Hello and a very warm welcome to the bit on the Film Stories site where we stop for a bit, and chat about mental health. We bring in bits of wellbeing too, as well as just nattering about the things that may be affecting you, or people around you. It’s a weekly series, no radical life solutions are offered. Hopefully, there’s something over the collection of articles that we’ve run that’ll be of use to you.

This week, a few words on comfort zones. It’s something we’ve touched on a little before, but it’s specifically the importance of working out just where your comfort zones are.

It’s a broad topic of course, and a comfort zone could be something relevant to work, or the relationship you may be in, or just when you’re with friends. Just knowing where you’re comfortable and happy, which means in turn that you recognise fairly quickly when you’re being pushed out of that comfort zone.

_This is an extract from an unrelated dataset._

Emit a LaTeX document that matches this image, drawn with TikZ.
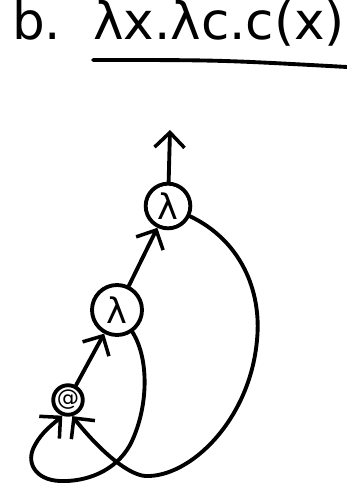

It’s impossible to recognise the latter without understanding the former, and of course it’s not an exact science. But most of us I think have a general idea – a fuzzy idea, sure – of our levels of comfort.

Understanding this is really important, I think. In turn, what this lets us do is make an actual choice when a situation emerges that’d require us to push the edges of said zones. Perhaps even to go beyond them. That’s not to say it’s a bad thing to push ourselves into slightly new areas per se, just that we need to have agency over our own decisions there. We need to be making the choice, or going along with the choice, to do so. That might be doing a big presentation, having an extra drink on a night out, going somewhere difference, or even turning off Con Air half way through. All things that people, understandably, might not be comfortable with.

The human brain is a funny thing, and very capable of misleading us. But also, most of have some instinctual feel for things, and the trick then is trusting those instincts. Of believing ourselves when we say that our level of comfort is in such and such a place, and we’re not going to feel comfortable doing things beyond that.

Sometimes, we’re just not very good at trusting what our brain is telling us. And while I’m not suggesting that a comfort zone should be a hard boundary, it is nonetheless worth recognising it, and making choices with it in mind.